==== Working data

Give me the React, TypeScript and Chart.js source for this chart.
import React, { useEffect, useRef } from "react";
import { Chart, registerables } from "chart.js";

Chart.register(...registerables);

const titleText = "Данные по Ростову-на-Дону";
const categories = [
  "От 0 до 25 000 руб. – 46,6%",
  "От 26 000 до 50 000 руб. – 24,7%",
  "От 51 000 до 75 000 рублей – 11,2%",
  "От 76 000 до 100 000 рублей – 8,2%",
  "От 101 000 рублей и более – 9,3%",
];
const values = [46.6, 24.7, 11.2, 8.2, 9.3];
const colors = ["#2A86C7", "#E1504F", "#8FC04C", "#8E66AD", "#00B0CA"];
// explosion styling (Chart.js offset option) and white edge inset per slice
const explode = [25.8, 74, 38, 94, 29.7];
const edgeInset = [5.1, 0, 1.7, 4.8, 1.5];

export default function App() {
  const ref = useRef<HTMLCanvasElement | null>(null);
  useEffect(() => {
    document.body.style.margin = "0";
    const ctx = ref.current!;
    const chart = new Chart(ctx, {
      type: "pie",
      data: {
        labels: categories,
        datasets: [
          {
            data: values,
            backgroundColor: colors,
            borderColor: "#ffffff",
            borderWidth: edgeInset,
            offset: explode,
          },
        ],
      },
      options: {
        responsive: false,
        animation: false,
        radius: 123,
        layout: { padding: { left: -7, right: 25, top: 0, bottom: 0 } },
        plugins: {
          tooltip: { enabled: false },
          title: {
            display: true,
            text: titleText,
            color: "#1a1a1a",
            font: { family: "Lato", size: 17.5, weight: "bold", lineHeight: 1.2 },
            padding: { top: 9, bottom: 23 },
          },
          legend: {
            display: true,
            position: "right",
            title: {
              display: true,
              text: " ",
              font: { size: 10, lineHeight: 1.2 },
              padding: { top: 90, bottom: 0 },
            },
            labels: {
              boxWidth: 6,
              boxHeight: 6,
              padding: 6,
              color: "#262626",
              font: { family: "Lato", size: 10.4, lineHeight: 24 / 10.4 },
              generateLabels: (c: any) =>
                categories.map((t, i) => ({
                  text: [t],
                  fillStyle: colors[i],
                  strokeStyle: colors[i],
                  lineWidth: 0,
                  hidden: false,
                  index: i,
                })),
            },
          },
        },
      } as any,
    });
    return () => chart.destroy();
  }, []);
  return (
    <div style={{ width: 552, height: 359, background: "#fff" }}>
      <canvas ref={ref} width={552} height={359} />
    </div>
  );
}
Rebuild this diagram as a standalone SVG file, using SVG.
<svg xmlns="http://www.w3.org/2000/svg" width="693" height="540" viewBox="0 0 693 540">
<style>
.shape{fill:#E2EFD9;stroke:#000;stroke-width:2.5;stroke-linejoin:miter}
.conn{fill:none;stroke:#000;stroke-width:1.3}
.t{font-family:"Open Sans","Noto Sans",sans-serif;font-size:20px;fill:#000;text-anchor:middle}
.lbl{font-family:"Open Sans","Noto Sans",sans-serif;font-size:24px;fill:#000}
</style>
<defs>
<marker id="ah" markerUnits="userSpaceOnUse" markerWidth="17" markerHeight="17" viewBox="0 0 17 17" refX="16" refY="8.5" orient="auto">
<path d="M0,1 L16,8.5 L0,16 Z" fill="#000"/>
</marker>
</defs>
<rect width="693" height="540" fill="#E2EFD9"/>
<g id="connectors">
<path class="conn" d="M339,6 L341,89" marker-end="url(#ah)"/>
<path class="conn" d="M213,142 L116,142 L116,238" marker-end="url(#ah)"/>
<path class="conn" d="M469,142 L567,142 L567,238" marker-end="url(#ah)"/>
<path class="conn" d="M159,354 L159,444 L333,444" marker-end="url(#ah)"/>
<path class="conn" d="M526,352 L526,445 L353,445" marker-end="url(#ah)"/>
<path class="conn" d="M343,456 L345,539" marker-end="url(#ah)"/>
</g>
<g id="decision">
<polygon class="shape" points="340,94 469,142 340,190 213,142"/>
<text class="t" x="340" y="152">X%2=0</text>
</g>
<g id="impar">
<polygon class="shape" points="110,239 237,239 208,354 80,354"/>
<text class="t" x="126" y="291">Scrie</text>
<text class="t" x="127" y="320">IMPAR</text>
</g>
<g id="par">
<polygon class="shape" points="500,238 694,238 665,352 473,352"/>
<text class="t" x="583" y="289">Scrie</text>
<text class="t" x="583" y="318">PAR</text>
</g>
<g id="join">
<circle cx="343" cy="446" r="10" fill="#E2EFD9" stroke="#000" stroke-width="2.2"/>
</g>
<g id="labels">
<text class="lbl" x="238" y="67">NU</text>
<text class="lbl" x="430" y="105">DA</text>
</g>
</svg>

========

Requirements - Extract exactly the leading lines of the data, stopping at and including the line with "Chart.register(...registerables);".

Response to this exercise -
Give me the React, TypeScript and Chart.js source for this chart.
import React, { useEffect, useRef } from "react";
import { Chart, registerables } from "chart.js";

Chart.register(...registerables);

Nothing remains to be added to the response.